About the Europeans, the booklet seems to suggest - even though it does not do this explicitly, but only by omission - that they first came to the Bahamas after the American War of Independence in 1783. However, the Loyalists were of course not the first Europeans to arrive in the Bahamas. I will give the Clifton people that much credit though, and admit that the Clifton site certainly only became important during the Loyalist era.

About the Africans, the booklet goes over the top, and informs us that enslaved Africans settled in the Bahamas "from the early 1500's." Considering that historians such as Gail Saunders reject the idea that the Spanish ever settled here (though some historians suggest that they did at one point create a settlement on Cat Island, maybe even Long Island), and that the first lasting colonial effort began with the Eleutheran Adventurers in 1648, this suggestion is ludicrous.

All these blunders are probably genuine screw-ups, mistakes made by people who don't know any better. The big falsification of history at Clifton, the creation of yet another historical myth, concerns two rock structures in the area. First, there is a set of steps carved into the rock, leading to the ocean. Despite being aware of evidence to the contrary, the park authorities perpetuate the story that these steps were carved by slaves into the rock, that the area at the bottom of the stairs was used as a harbour, even during times of piracy a century prior to the settlement of Clifton by the Loyalists, and that slaves were landed there who had come straight from Africa to be sold at the market in Nassau. (Whatever happened to Nassau's fine harbour, the primary reason why Nassau became the capital in the first place?)

Furthermore, as an act of passive resistance, so were are made to believe, the slaves shaped the gap, the opening in the rock, to match the shape of the continent of Africa. Given the slaves access to education, it is highly unlikely that they would have been familiar with the shape of any continent. Furthermore, most slaves identified with their particular part of Africa, not with the continent as a whole. The idea of Pan-Africanism is a much newer concept made possible only by the destruction of these individual, particular identities through generations of enslavement and colonial rule.

The steps in question were in fact carved in the early part of the twentieth century, about 80 years after Emancipation. They were carved for a movie production of Jule Verne's "20,000 Leagues Under the Sea." When they were carved, they did not even lead to the ocean, rather they led down into a cave (known as "Jane Gail's Cave" after the female star of the film), and some time during the last century, the cave then collapsed so that these days the steps do indeed lead to the ocean.

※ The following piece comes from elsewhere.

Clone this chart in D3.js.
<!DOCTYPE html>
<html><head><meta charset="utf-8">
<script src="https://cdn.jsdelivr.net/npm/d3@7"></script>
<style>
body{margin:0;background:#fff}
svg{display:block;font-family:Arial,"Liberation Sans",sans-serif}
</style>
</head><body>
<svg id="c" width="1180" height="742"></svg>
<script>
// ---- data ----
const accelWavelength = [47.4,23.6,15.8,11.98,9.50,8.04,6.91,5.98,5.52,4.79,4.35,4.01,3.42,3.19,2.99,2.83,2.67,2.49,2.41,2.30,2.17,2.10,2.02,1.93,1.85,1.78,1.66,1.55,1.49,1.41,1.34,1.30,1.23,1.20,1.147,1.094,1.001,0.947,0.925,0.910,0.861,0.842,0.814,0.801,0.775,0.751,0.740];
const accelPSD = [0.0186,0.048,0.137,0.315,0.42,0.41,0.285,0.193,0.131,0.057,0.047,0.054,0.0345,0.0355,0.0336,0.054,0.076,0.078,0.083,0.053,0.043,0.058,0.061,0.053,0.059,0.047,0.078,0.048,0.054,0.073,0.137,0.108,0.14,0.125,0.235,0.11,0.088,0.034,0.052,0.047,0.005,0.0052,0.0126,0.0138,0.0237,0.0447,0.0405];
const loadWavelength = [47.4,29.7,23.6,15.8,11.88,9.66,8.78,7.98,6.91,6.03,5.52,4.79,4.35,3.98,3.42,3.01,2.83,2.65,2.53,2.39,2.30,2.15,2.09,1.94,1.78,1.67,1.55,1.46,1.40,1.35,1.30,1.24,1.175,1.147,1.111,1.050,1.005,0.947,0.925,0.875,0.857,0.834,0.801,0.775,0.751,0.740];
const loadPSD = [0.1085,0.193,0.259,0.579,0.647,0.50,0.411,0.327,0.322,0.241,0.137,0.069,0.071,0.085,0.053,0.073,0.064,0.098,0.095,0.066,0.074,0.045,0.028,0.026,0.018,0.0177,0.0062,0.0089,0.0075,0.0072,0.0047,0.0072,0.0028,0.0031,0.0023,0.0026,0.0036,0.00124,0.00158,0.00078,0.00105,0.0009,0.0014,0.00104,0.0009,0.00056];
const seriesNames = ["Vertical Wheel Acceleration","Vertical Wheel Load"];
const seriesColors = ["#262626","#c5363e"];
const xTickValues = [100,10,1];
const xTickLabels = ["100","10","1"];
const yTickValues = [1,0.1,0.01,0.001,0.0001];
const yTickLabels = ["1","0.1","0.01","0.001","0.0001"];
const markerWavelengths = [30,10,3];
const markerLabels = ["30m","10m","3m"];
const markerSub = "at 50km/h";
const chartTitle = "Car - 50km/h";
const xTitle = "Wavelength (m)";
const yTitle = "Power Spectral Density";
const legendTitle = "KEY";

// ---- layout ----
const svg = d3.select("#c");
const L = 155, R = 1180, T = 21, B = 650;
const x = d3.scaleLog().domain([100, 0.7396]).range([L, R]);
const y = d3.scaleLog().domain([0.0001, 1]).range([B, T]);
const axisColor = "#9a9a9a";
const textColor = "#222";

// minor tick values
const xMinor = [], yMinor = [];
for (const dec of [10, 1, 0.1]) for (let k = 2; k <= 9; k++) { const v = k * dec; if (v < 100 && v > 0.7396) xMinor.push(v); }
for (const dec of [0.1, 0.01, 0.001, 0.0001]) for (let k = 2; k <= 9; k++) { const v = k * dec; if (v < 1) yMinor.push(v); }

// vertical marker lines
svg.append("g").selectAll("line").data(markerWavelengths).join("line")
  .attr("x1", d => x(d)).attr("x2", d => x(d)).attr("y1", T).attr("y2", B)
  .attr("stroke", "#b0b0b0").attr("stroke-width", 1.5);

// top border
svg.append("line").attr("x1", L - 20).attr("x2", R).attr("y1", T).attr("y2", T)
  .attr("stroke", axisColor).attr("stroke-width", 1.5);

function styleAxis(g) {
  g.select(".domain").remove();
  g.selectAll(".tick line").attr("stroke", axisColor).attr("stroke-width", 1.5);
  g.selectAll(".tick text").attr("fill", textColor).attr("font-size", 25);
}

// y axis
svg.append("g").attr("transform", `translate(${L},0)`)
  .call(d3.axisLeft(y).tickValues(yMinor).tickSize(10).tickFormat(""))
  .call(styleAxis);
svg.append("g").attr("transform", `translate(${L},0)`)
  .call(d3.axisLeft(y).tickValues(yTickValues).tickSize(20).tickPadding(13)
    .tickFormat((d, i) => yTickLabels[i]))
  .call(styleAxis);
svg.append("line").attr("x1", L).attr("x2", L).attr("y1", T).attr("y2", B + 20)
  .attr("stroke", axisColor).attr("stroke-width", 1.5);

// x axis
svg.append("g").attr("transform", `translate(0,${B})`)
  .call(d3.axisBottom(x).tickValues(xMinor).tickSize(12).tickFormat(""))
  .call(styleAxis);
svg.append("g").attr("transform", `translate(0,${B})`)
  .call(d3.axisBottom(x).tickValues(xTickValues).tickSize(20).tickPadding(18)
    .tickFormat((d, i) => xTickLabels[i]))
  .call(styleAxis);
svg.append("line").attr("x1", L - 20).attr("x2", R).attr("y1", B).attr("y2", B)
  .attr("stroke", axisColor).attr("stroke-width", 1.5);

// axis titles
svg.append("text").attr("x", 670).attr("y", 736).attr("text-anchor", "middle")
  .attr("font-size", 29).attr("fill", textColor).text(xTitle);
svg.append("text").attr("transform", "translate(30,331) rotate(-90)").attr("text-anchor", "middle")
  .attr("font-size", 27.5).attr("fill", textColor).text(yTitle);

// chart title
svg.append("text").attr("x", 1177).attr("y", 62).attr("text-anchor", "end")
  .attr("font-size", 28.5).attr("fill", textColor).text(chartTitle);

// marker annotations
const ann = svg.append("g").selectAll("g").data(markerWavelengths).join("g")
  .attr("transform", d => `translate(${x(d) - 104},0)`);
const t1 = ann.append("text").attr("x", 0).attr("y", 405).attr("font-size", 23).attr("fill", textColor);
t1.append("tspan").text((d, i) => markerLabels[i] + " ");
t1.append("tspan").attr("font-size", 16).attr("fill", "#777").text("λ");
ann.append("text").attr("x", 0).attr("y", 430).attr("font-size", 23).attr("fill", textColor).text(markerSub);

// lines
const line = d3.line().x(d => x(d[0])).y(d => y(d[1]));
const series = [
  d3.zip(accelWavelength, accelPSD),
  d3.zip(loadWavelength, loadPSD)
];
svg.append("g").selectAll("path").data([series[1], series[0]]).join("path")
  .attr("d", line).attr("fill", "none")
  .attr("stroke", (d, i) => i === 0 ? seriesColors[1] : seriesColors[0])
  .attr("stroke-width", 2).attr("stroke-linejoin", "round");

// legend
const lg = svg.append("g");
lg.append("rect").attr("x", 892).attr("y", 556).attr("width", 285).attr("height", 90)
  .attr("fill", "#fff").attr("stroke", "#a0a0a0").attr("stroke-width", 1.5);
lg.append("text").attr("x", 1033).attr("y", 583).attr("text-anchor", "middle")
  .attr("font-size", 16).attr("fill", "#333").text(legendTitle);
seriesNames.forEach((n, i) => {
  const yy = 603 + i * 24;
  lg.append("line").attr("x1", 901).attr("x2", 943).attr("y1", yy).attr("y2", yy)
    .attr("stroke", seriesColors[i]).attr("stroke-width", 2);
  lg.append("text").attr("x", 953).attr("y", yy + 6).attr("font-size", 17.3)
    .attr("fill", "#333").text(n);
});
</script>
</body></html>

If you don't believe me, I recommend a trip to the National Archives on Mackey Street. You can read all about it in the 1924 Tribune Handbook, the predecessor of the modern-day Bahamas Handbook.

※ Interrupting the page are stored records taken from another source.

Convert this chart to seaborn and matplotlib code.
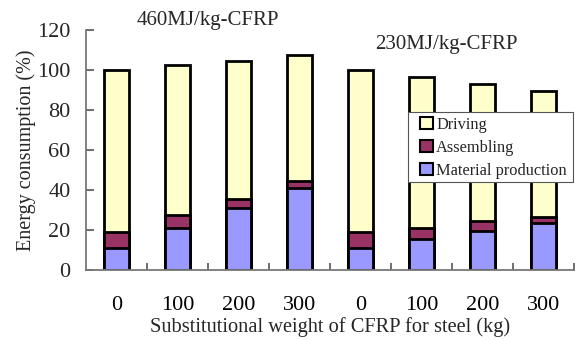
import matplotlib
matplotlib.use("Agg")
import matplotlib.pyplot as plt
from matplotlib.patches import Patch, Rectangle
from matplotlib.ticker import FixedLocator
import numpy as np
import pandas as pd
import seaborn as sns

# Substituted CFRP weight (kg) for each bar, two CFRP energy intensities
weights = ["0", "100", "200", "300", "0", "100", "200", "300"]
material = [11.0, 21.0, 31.0, 41.0, 11.0, 15.3, 19.5, 23.7]
assembling = [8.0, 6.5, 4.7, 3.3, 8.0, 5.9, 5.0, 3.0]
driving = [81.0, 75.0, 69.0, 63.0, 81.0, 75.5, 68.3, 62.8]
group_labels = ["460MJ/kg-CFRP", "230MJ/kg-CFRP"]

sns.set_theme(style="white")
plt.rcParams["font.family"] = ["Liberation Serif", "DejaVu Serif"]

bar_id = [f"b{i}" for i in range(len(weights))]
df = pd.DataFrame({
    "bar": bar_id,
    "material": material,
    "assembling": assembling,
    "driving": driving,
})
df["lvl_assembling"] = df["material"] + df["assembling"]
df["lvl_total"] = df["lvl_assembling"] + df["driving"]

colors = {"Driving": "#FFFFCC", "Assembling": "#993366",
          "Material production": "#9999FF"}

fig = plt.figure(figsize=(5.75, 3.4), dpi=100)
ax = fig.add_axes([0.1496, 0.206, 0.8487, 0.706])

width = 0.42
for col, name in [("lvl_total", "Driving"),
                  ("lvl_assembling", "Assembling"),
                  ("material", "Material production")]:
    sns.barplot(data=df, x="bar", y=col, order=bar_id, ax=ax,
                color=colors[name], saturation=1, width=width,
                edgecolor="black", linewidth=2.0, errorbar=None)

ax.set_xlim(-0.5, len(weights) - 0.5)
ax.set_ylim(0, 120)
ax.set_yticks(np.arange(0, 121, 20))
ax.set_xticks(range(len(weights)))
ax.set_xticklabels(weights)
ax.xaxis.set_minor_locator(FixedLocator(np.arange(0.5, len(weights), 1.0)))

ax.tick_params(axis="x", which="major", length=0, pad=19, labelsize=16,
               colors="black")
ax.tick_params(axis="x", which="minor", length=5, width=1.2, direction="in",
               bottom=True, color="#555555")
ax.tick_params(axis="y", length=6, width=1.2, direction="in", left=True,
               labelsize=16, pad=11, color="#555555")
for s in ["top", "right"]:
    ax.spines[s].set_visible(False)
for s in ["left", "bottom"]:
    ax.spines[s].set_color("#777777")
    ax.spines[s].set_linewidth(1.3)

ax.set_xlabel("Substitutional weight of CFRP for steel (kg)", fontsize=14.7,
              labelpad=1)
ax.set_ylabel("Energy consumption (%)", fontsize=14.5, labelpad=1)

ax.text(1.5, 124.5, group_labels[0], ha="center", va="center", fontsize=15,
        clip_on=False)
ax.text(5.4, 112.5, group_labels[1], ha="center", va="center", fontsize=15)

# Legend box drawn as its own rectangle, entries placed inside it
ax.add_patch(Rectangle((0.66, 0.367), 0.338, 0.291, transform=ax.transAxes,
                       facecolor="white", edgecolor="#555555", linewidth=0.8,
                       zorder=5, clip_on=False))
handles = [Patch(facecolor=colors[n], edgecolor="black", linewidth=1.5, label=n)
           for n in ["Driving", "Assembling", "Material production"]]
leg = ax.legend(handles=handles, loc="upper left",
                bbox_to_anchor=(0.684, 0.638), fontsize=11.8, frameon=False,
                handlelength=0.8, handleheight=0.8,
                handletextpad=0.2, labelspacing=0.42, borderpad=0,
                borderaxespad=0)
leg.set_zorder(6)

fig.savefig("out.png", dpi=100)
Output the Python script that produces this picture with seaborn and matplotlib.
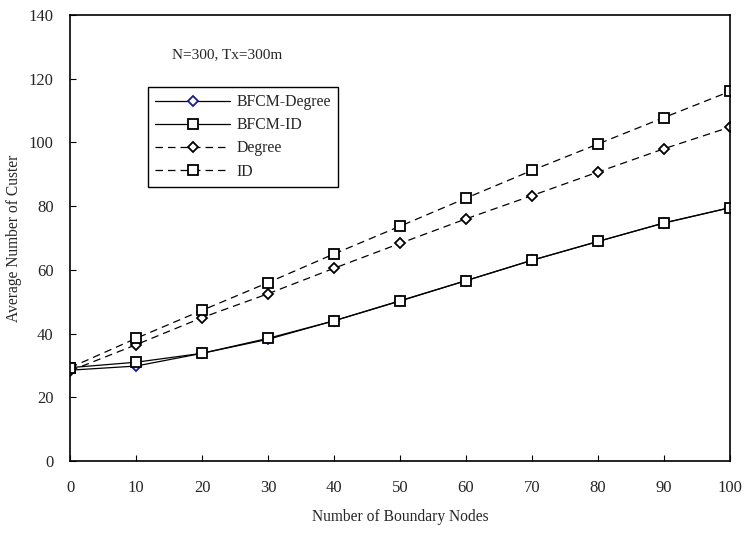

The second stupid myth that is being perpetuated at Clifton concerns a pool carved into the rock right by the waterfront. We are made to believe that this served as a "bath" where William Whylly force-washed slaves who had just arrived from Africa and were filthy due to the horrible conditions on the slave ships that ran the Middle Passage. In fact, the pool served as a pen where turtles were kept alive (and thus fresh) after being caught. Furthermore, Whylly, who purchased the Clifton plantation some time between 1812 and 1815 (exact date unknown) could not have received new slaves from Africa, for the trans-Atlantic slave trade was abolished some years earlier, in 1807.

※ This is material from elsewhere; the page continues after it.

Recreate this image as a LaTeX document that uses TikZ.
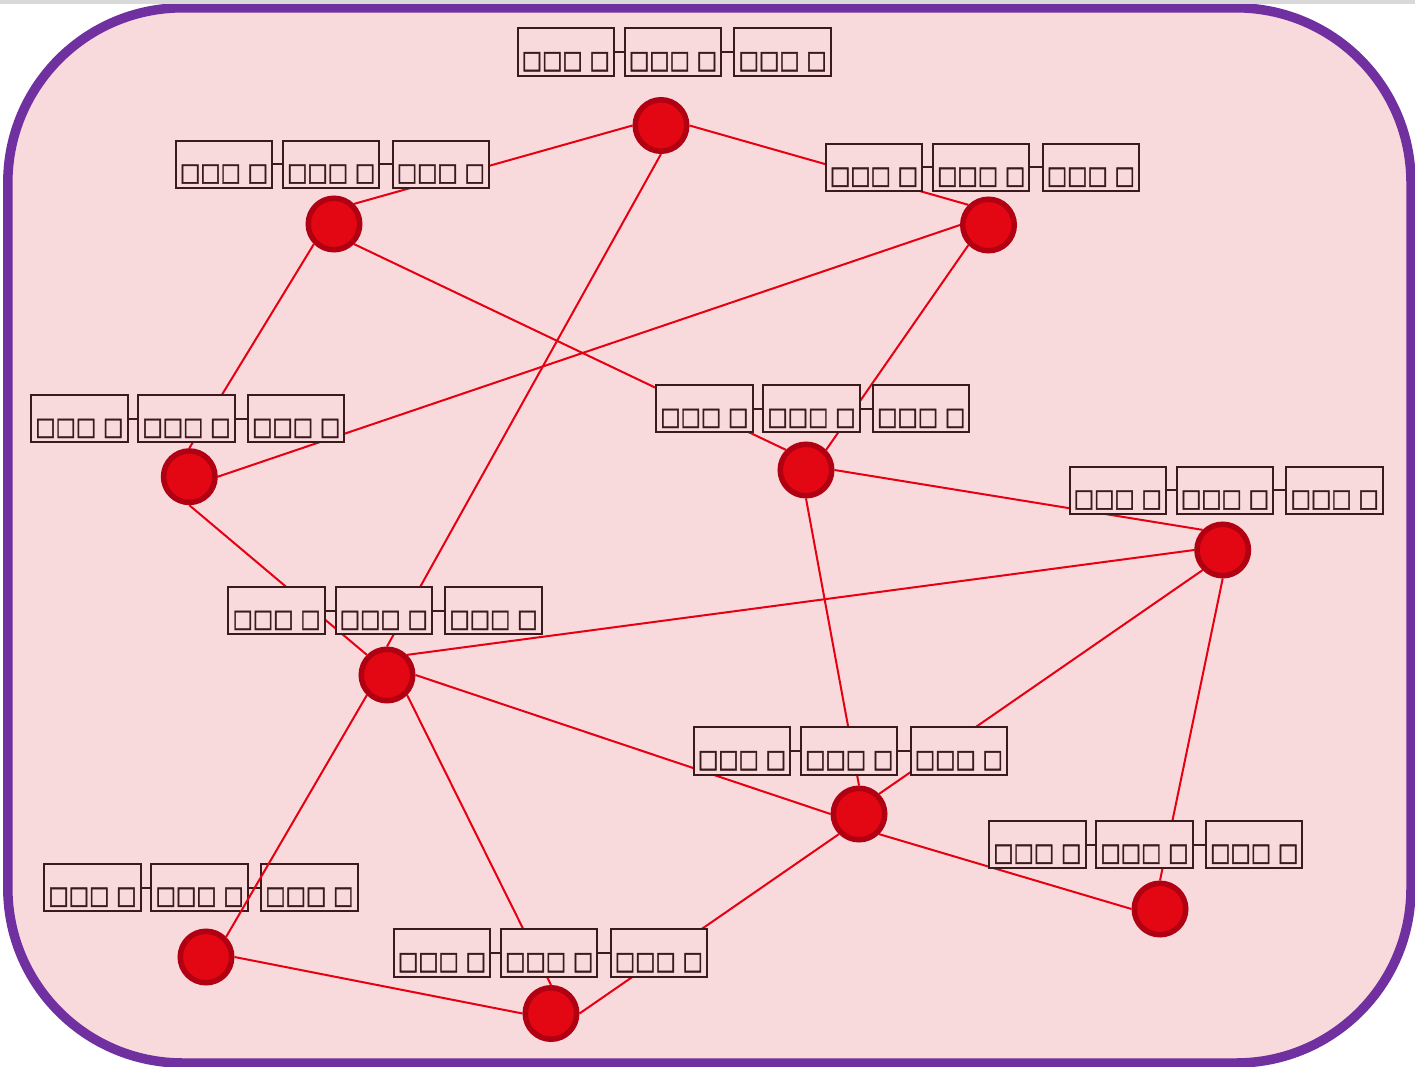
\documentclass[tikz,border=0pt]{standalone}
\usepackage{fontspec}
\usetikzlibrary{positioning}
\newfontfamily\glyphfont[FakeStretch=0.86,FakeBold=1.6]{DejaVu Sans}

\definecolor{framepurple}{RGB}{112,48,160}
\definecolor{canvaspink}{RGB}{248,217,220}
\definecolor{nodered}{RGB}{227,6,19}
\definecolor{noderim}{RGB}{176,0,18}
\definecolor{edgered}{RGB}{230,0,18}
\definecolor{tagink}{RGB}{58,26,28}
\definecolor{topbar}{RGB}{217,217,217}

\pgfdeclarelayer{background}
\pgfdeclarelayer{edges}
\pgfdeclarelayer{tags}
\pgfdeclarelayer{overedges}
\pgfdeclarelayer{foreground}
\pgfsetlayers{background,edges,tags,overedges,main,foreground}

\tikzset{
  frame/.style={line width=9.5pt, draw=framepurple, fill=canvaspink, rounded corners=175pt},
  vertex/.style={circle, fill=nodered, draw=noderim, line width=5.5pt, minimum size=51.5pt, inner sep=0pt},
  link/.style={draw=edgered, line width=2pt},
  tagbox/.style={rectangle, draw=tagink, fill=canvaspink, line width=2pt, inner sep=0pt,
    minimum width=96.5pt, text height=40pt, text depth=7.5pt, text=tagink, font=\glyphfont\fontsize{25}{25}\selectfont},
  taglink/.style={draw=tagink, line width=2pt},
}

% one tag: three boxes in a row joined by short links
\newcommand\tagrow[3]{%
  \node[tagbox] (#1b) at (#2,#3) {□□□ □};
  \node[tagbox, left=8.7pt of #1b] (#1a) {□□□ □};
  \node[tagbox, right=11.2pt of #1b] (#1c) {□□□ □};
  \draw[taglink] (#1a.east) -- (#1b.west);
  \draw[taglink] (#1b.east) -- (#1c.west);
}

\begin{document}
\begin{tikzpicture}[x=1pt,y=-1pt]
\useasboundingbox (0,0) rectangle (1415,1067);

\begin{pgfonlayer}{background}
  \path[frame] (7.8,7.8) rectangle (1411,1063);
\end{pgfonlayer}

% vertices
\node[vertex] (n1)  at (661,125.5) {};
\node[vertex] (n2)  at (334,224) {};
\node[vertex] (n3)  at (988.5,225) {};
\node[vertex] (n4)  at (189.3,476.7) {};
\node[vertex] (n5)  at (806,470) {};
\node[vertex] (n6)  at (1222.7,550) {};
\node[vertex] (n7)  at (387,675) {};
\node[vertex] (n8)  at (859,814) {};
\node[vertex] (n9)  at (1160,909) {};
\node[vertex] (n10) at (206,957) {};
\node[vertex] (n11) at (551,1013.5) {};

% tags
\begin{pgfonlayer}{tags}
  \tagrow{t1}{673}{52}
  \tagrow{t2}{331.2}{164.3}
  \tagrow{t3}{981.2}{167.5}
  \tagrow{t4}{186.5}{418.7}
  \tagrow{t5}{811.5}{408.7}
  \tagrow{t6}{1225}{490.3}
  \tagrow{t7}{383.8}{610.7}
  \tagrow{t8}{849.2}{751}
  \tagrow{t9}{1144.5}{844.5}
  \tagrow{t10}{199.7}{887.5}
  \tagrow{t11}{549.2}{953}
\end{pgfonlayer}

% edges
\begin{pgfonlayer}{edges}
  \draw[link] (n1.west) -- (n2.north east);
  \draw[link] (n1.east) -- (n3.north west);
  \draw[link] (n1.south) -- (n7.north);
  \draw[link] (n2.south west) -- (n4.north);
  \draw[link] (n2.south east) -- (n5.north west);
  \draw[link] (n3.west) -- (n4.east);
  \draw[link] (n3.south west) -- (n5.north east);
  \draw[link] (n4.south) -- (n7.north west);
  \draw[link] (n5.east) -- (n6.north west);
  \draw[link] (n5.south) -- (n8.north);
  \draw[link] (n6.west) -- (n7.north east);
  \draw[link] (n6.south west) -- (n8.north east);
  \draw[link] (n6.south) -- (n9.north);
  \draw[link] (n7.east) -- (n8.west);
  \draw[link] (n7.south east) -- (n11.north);
  \draw[link] (n8.south east) -- (n9.west);
  \draw[link] (n8.south west) -- (n11.east);
  \draw[link] (n10.east) -- (n11.west);
\end{pgfonlayer}
\begin{pgfonlayer}{overedges}
  \draw[link] (n7.south west) -- (n10.north east);
\end{pgfonlayer}

\begin{pgfonlayer}{foreground}
  \fill[topbar] (0,0) rectangle (1415,4.5);
\end{pgfonlayer}
\end{tikzpicture}
\end{document}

The people who run Clifton know this. However, a good story and a nationalist sentiment are obviously more important to them than the truth. Clifton, we are told, was taken away from greedy developers in the 1990s, and saved for the people. Sadly, the powers that be must have felt that the people cannot be allowed to have the true Clifton, so they have (re-/mis-)interpreted it for us instead. I don't want this Clifton.